Es increíble, inaudito, prodigioso, desconcertante, insólito, absolutamente WTF y muchos otros adjetivos de muchas sílabas que Tom Wolfe se metiera en tal cantidad de fregados con su traje blanco y que lo conservara impoluto, incólume.

Y es imposible haber leído a Wolfe sin haberlo imitado alguna vez, como me ha sucedido a mí en este primer párrafo: su prosa es contagiosa como un acento regional, plas, explosiva como un un coqueto aerodinámico rocanrol color caramelo de ron, bum, inquieta y centelleante como el tamborileo de unos dedos largos y finos, tucutú-tucutú-tucutú, sobre el salpicadero de un Cadillac dorado a 80 millas por hora.

Cuando él posó sus brogues bicolores en la sala, en los 50, existía la mágica suposición de que aparecería una generación de escritores similar a la que había surgido después de la primera guerra mundial. Que estaban a punto de firmar la gran novela americana los nuevos Hemingway, Dos Passos y Fitzgerald. Explica en el prólogo de El nuevo periodismo que los Bellow, Roth y Updike se reunían en la White Horse Tavern en Hudson Street y jugaban a imaginar quién sería el primero en abrazar la gloria. Hasta que Wolfe y sus secuaces llegaron al mundo literario enarbolando sus crónicas de revista, «a provocar un pánico, a dotar a la literatura norteamericana de su primera orientación nueva en medio siglo... Malditos sean todos, han llegado los bárbaros».
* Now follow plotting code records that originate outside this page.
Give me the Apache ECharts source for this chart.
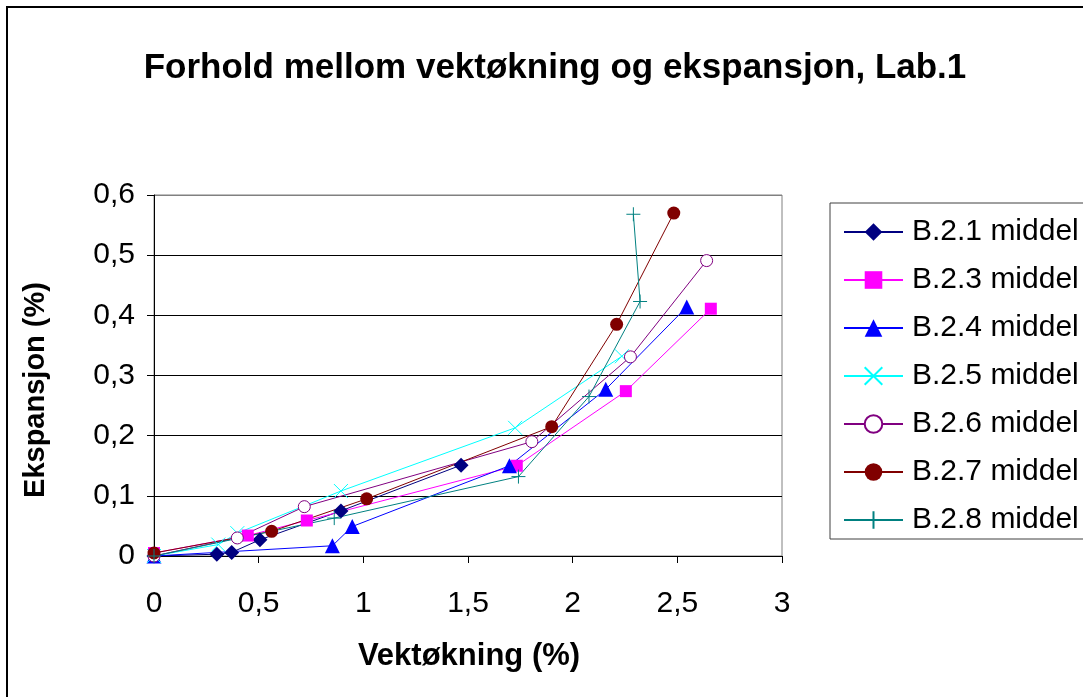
<!DOCTYPE html>
<html>
<head>
<meta charset="utf-8">
<style>
  html, body { margin: 0; padding: 0; background: #fff; }
  #chart { width: 1083px; height: 697px; }
</style>
<script src="https://cdn.jsdelivr.net/npm/echarts@6/dist/echarts.min.js"></script>
</head>
<body>
<div id="chart"></div>
<script>
// Weight gain (%) vs expansion (%) per sample series, Lab.1
const seriesNames = ['B.2.1 middel', 'B.2.3 middel', 'B.2.4 middel', 'B.2.5 middel', 'B.2.6 middel', 'B.2.7 middel', 'B.2.8 middel'];

const b21 = [[0, 0], [0.30, 0.003], [0.371, 0.006], [0.506, 0.027], [0.893, 0.075], [1.467, 0.151]];
const b23 = [[0, 0.005], [0.448, 0.034], [0.73, 0.059], [1.733, 0.150], [2.254, 0.274], [2.66, 0.411]];
const b24 = [[0, 0], [0.852, 0.017], [0.947, 0.049], [1.698, 0.150], [2.158, 0.277], [2.545, 0.414]];
const b25 = [[0, 0], [0.307, 0.019], [0.398, 0.038], [0.893, 0.108], [1.725, 0.213], [2.235, 0.332]];
const b26 = [[0, 0], [0.398, 0.030], [0.718, 0.082], [1.805, 0.190], [2.276, 0.331], [2.64, 0.491]];
const b27 = [[0, 0.005], [0.562, 0.041], [1.016, 0.095], [1.90, 0.215], [2.21, 0.385], [2.483, 0.570]];
const b28 = [[0, 0], [0.861, 0.063], [1.741, 0.132], [2.078, 0.265], [2.322, 0.423], [2.29, 0.568]];

const xTickLabels = ['0', '0,5', '1', '1,5', '2', '2,5', '3'];
const yTickLabels = ['0', '0,1', '0,2', '0,3', '0,4', '0,5', '0,6'];

const FONT = '"Liberation Sans", Arial, sans-serif';

const PATH_X = 'path://M0,0L10,10M10,0L0,10';
const PATH_PLUS = 'path://M5,0L5,10M0,5L10,5';

function lineSeries(name, data, color, symbol, size, itemStyle) {
  return {
    name: name,
    type: 'line',
    data: data,
    symbol: symbol,
    symbolSize: size,
    showAllSymbol: true,
    lineStyle: { color: color, width: 1 },
    itemStyle: itemStyle || { color: color },
    emphasis: { disabled: true },
    animation: false
  };
}

const series = [
  lineSeries(seriesNames[0], b21, '#000080', 'diamond', 15),
  lineSeries(seriesNames[1], b23, '#FF00FF', 'rect', 12),
  lineSeries(seriesNames[2], b24, '#0000FF', 'triangle', 15),
  lineSeries(seriesNames[3], b25, '#00FFFF', PATH_X, 14,
    { color: 'rgba(0,0,0,0)', borderColor: '#00FFFF', borderWidth: 1 }),
  lineSeries(seriesNames[4], b26, '#800080', 'circle', 12,
    { color: '#ffffff', borderColor: '#800080', borderWidth: 1 }),
  lineSeries(seriesNames[5], b27, '#800000', 'circle', 13),
  lineSeries(seriesNames[6], b28, '#008080', PATH_PLUS, 14,
    { color: 'rgba(0,0,0,0)', borderColor: '#008080', borderWidth: 1 })
];

const chart = echarts.init(document.getElementById('chart'), null, { renderer: 'canvas' });

chart.setOption({
  backgroundColor: '#ffffff',
  animation: false,
  textStyle: { fontFamily: FONT },
  grid: {
    left: 154, top: 195, right: 301, bottom: 141,
    show: true, borderColor: '#808080', borderWidth: 1,
    containLabel: false
  },
  xAxis: {
    type: 'value',
    min: 0, max: 3, interval: 0.5,
    axisLine: { show: true, onZero: false, lineStyle: { color: '#000', width: 1 } },
    axisTick: { show: true, inside: false, length: 7, lineStyle: { color: '#000' } },
    splitLine: { show: false },
    axisLabel: {
      color: '#000', fontSize: 30, fontFamily: FONT, margin: 33,
      formatter: function (v) { return xTickLabels[Math.round(v / 0.5)]; }
    }
  },
  yAxis: {
    type: 'value',
    min: 0, max: 0.6, interval: 0.1,
    axisLine: { show: true, onZero: false, lineStyle: { color: '#000', width: 1 } },
    axisTick: { show: true, inside: false, length: 7, lineStyle: { color: '#000' } },
    splitLine: {
      show: true,
      lineStyle: { color: ['#000', '#000', '#000', '#000', '#000', '#000', '#808080'], width: 1 }
    },
    axisLabel: {
      color: '#000', fontSize: 30, fontFamily: FONT, margin: 19,
      formatter: function (v) { return yTickLabels[Math.round(v / 0.1)]; }
    }
  },
  legend: {
    orient: 'vertical',
    left: 830, top: 203,
    itemWidth: 59, itemHeight: 22,
    itemGap: 14,
    padding: [12, 40, 2, 13],
    borderColor: '#404040', borderWidth: 1,
    backgroundColor: '#fff',
    selectedMode: false,
    data: seriesNames,
    textStyle: { color: '#000', fontSize: 30, fontFamily: FONT, lineHeight: 34, padding: [0, 0, 0, 4] }
  },
  graphic: [
    {
      type: 'rect', silent: true, z: -10,
      shape: { x: 7, y: 7, width: 1100, height: 720 },
      style: { fill: 'none', stroke: '#000', lineWidth: 2 }
    },
    {
      type: 'text', silent: true,
      x: 555, y: 68,
      style: {
        text: 'Forhold mellom vektøkning og ekspansjon, Lab.1',
        font: 'bold 35px ' + FONT, fill: '#000',
        align: 'center', verticalAlign: 'middle'
      }
    },
    {
      type: 'text', silent: true,
      x: 469, y: 656,
      style: {
        text: 'Vektøkning (%)',
        font: 'bold 31px ' + FONT, fill: '#000',
        align: 'center', verticalAlign: 'middle'
      }
    },
    {
      type: 'text', silent: true,
      x: 36, y: 390, rotation: Math.PI / 2,
      style: {
        text: 'Ekspansjon (%)',
        font: 'bold 29px ' + FONT, fill: '#000',
        align: 'center', verticalAlign: 'middle'
      }
    }
  ],
  series: series
});
</script>
</body>
</html>
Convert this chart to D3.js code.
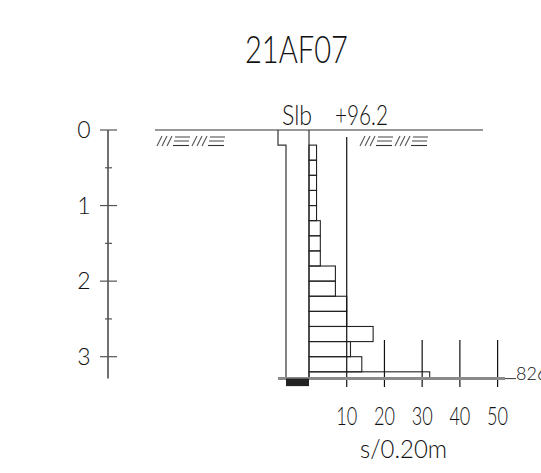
<!DOCTYPE html>
<html>
<head>
<meta charset="utf-8">
<script src="https://cdn.jsdelivr.net/npm/d3@7"></script>
<style>
  body { margin: 0; background: #fff; }
  text { font-family: "Lato", "DejaVu Sans Condensed", sans-serif; font-weight: 300; fill: #111; }
</style>
</head>
<body>
<script>
// Sounding point
var pointName = "21AF07";
var methodCode = "Slb";
var groundLevel = "+96.2";
var stopCode = "826";
var stopDepth = 3.29;

// blows per 0.20 m, top of each interval (m)
var depthTop = [0.2, 0.4, 0.6, 0.8, 1.0, 1.2, 1.4, 1.6, 1.8, 2.0, 2.2, 2.4, 2.6, 2.8, 3.0, 3.2];
var blows    = [2,   2,   2,   2,   2,   3,   3,   3,   7,   7,   10,  10,  17,  11,  14,  32];

var depthTicks = [0, 1, 2, 3];
var depthMinor = [0.5, 1.5, 2.5];
var blowTicks = [10, 20, 30, 40, 50];
var blowUnit = "s/0.20m";

var width = 541, height = 473;

var svg = d3.select("body").append("svg")
  .attr("width", width)
  .attr("height", height);

// depth -> y, blows -> x
var y = d3.scaleLinear().domain([0, 3]).range([130, 356.7]);
var x = d3.scaleLinear().domain([0, 50]).range([309, 497.6]);

// squeeze text to the narrow drawing font
function label(tx, ty, size, str, len, anchor) {
  var t = svg.append("text")
    .attr("x", tx).attr("y", ty)
    .attr("text-anchor", anchor || "start")
    .style("font-size", size + "px")
    .text(str);
  if (len) t.attr("textLength", len).attr("lengthAdjust", "spacingAndGlyphs");
  return t;
}

// title
label(296.5, 63, 38, pointName, 103, "middle");

// method + ground level
label(282, 125, 27, methodCode, 30);
label(335, 125, 27, groundLevel, 53);

// depth axis
var axisX = 108;
svg.append("line")
  .attr("x1", axisX).attr("x2", axisX)
  .attr("y1", y(0)).attr("y2", y(stopDepth))
  .attr("stroke", "#111").attr("stroke-width", 1.2);
svg.selectAll(".dmaj").data(depthTicks).enter().append("line")
  .attr("x1", axisX - 8).attr("x2", axisX + 9)
  .attr("y1", d => y(d)).attr("y2", d => y(d))
  .attr("stroke", "#555").attr("stroke-width", 1.2);
svg.selectAll(".dmin").data(depthMinor).enter().append("line")
  .attr("x1", axisX - 3).attr("x2", axisX + 4)
  .attr("y1", d => y(d)).attr("y2", d => y(d))
  .attr("stroke", "#555").attr("stroke-width", 1.2);
svg.selectAll(".dlab").data(depthTicks).enter().append("text")
  .attr("x", 84).attr("y", d => y(d) + 8)
  .attr("text-anchor", "middle")
  .style("font-size", "23px")
  .text(d => d);

// ground surface
svg.append("line")
  .attr("x1", 155).attr("x2", 483)
  .attr("y1", y(0)).attr("y2", y(0))
  .attr("stroke", "#333").attr("stroke-width", 1.2);

// surface hatch ///=///=
function hatch(x0) {
  var g = svg.append("g").attr("stroke", "#555").attr("stroke-width", 1.1).attr("fill", "none");
  [0, 35].forEach(function(off) {
    var s = x0 + off;
    [0, 5, 10].forEach(function(k) {
      g.append("line").attr("x1", s + k).attr("y1", 146).attr("x2", s + k + 5).attr("y2", 136);
    });
    g.append("line").attr("x1", s + 18).attr("x2", s + 33).attr("y1", 137).attr("y2", 137);
    g.append("line").attr("x1", s + 17).attr("x2", s + 32).attr("y1", 141).attr("y2", 141);
    g.append("line").attr("x1", s + 16).attr("x2", s + 32).attr("y1", 145.5).attr("y2", 145.5)
      .attr("stroke", "#333");
  });
}
hatch(157);
hatch(360);

// bore column
svg.append("path")
  .attr("d", "M278," + y(0) + "V" + y(0.2) + "H286V" + y(stopDepth))
  .attr("fill", "none").attr("stroke", "#333").attr("stroke-width", 1.2);
svg.append("line")
  .attr("x1", x(0)).attr("x2", x(0))
  .attr("y1", y(0)).attr("y2", y(stopDepth))
  .attr("stroke", "#333").attr("stroke-width", 1.2);

// bars
svg.selectAll(".bar").data(blows).enter().append("rect")
  .attr("x", x(0))
  .attr("y", (d, i) => y(depthTop[i]))
  .attr("width", d => x(d) - x(0))
  .attr("height", (d, i) => y(Math.min(depthTop[i] + 0.2, stopDepth)) - y(depthTop[i]))
  .attr("fill", "none")
  .attr("stroke", "#222").attr("stroke-width", 1.1);

// blow ticks
svg.selectAll(".btick").data(blowTicks).enter().append("line")
  .attr("x1", d => x(d)).attr("x2", d => x(d))
  .attr("y1", d => d === 10 ? 137 : 340)
  .attr("y2", 387)
  .attr("stroke", "#111").attr("stroke-width", 1.2);
svg.selectAll(".blab").data(blowTicks).enter().append("text")
  .attr("x", d => x(d)).attr("y", 425)
  .attr("text-anchor", "middle")
  .attr("textLength", 21).attr("lengthAdjust", "spacingAndGlyphs")
  .style("font-size", "25px")
  .text(d => d);
label(403.5, 458, 25, blowUnit, 87, "middle");

// stop line + code
svg.append("line")
  .attr("x1", 278).attr("x2", 505)
  .attr("y1", y(stopDepth)).attr("y2", y(stopDepth))
  .attr("stroke", "#8a8a8a").attr("stroke-width", 3);
svg.append("line")
  .attr("x1", 505).attr("x2", 516)
  .attr("y1", y(stopDepth)).attr("y2", y(stopDepth))
  .attr("stroke", "#333").attr("stroke-width", 1);
svg.append("rect")
  .attr("x", 286).attr("y", y(stopDepth))
  .attr("width", x(0) - 286).attr("height", 7.5)
  .attr("fill", "#222");
label(516, y(stopDepth) + 1, 18, stopCode);
</script>
</body>
</html>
Es cierto que antes existieron los muckrakers, que Rodolfo Walsh ya había escrito Operación masacre, que Terry Southern se le había adelantado, pero parece irrebatible que fue Wolfe quien puso en el mapa el nuevo periodismo. ¿Y qué era tal invento? Escribir reportajes periodísticos con los recursos de composición y estilo propios de la novela, buscando nuevos ángulos y técnicas, haciendo una inmersión abismal en cada tema sin escafandra, llevando al papel el ritmo pop-pop-pop. Mirando donde nadie miraba. Escribiendo sobre el ahora con tal vividez que el presente tuviera futuro.

El invento llegó en el momento adecuado. El pulso espídico de los 60, su bochinche de lucha por los derechos civiles, nuevas subculturas lisérgicas, manifestaciones antibélicas, hombres en la luna y hippies en las nubes, latía demasiado rápido para que la novela tradicional pudiera mecanografiar esa taquicardia. Así que Wolfe, y otros muchos bárbaros, se dedicaron a frecuentar los lugares donde se cocía todo y a intentar captar esa época delirante con un léxico exuberante y una sintaxis demenciada. Y con un trabajo concienzudo: del mismo modo que uno no debe escribir beodo, ni siquiera cuando quiere narrar una borrachera, Wolfe no perdía la distancia periodística cuando se colaba en la burocracia de militantes chicanos y samoanos. Ni cuando retrataba a mods londinenses de clase obrera que giran y giran y que tienen «... La Vida... y un lugar secreto adonde acudir a la hora de comer... a bailar... un underground de mediodía». O a alegres bromistas con floripondios devotos del LSD y de Ken Kesey, el autor de Alguien voló sobre el nido del cuco. O a judíos ricos que querían adoptar como mascotas domesticadas a activistas afroamericanos a base de bocadillos de queso roquefort con nuez molida. Y esa distancia, la del dandi casi robótico que sabe mirar, se la daba ese traje blanco.

Cuando un 11 de diciembre del 2013 visitó Barcelona explicó que en los círculos de la izquierda exquisita de los 60 se solía preguntar, muy pedantemente: «¿Dónde estabas tú cuando cayó Barcelona?». Ahora podremos decir: «¿Dónde estabas tú cuando murió Tom Wolfe?».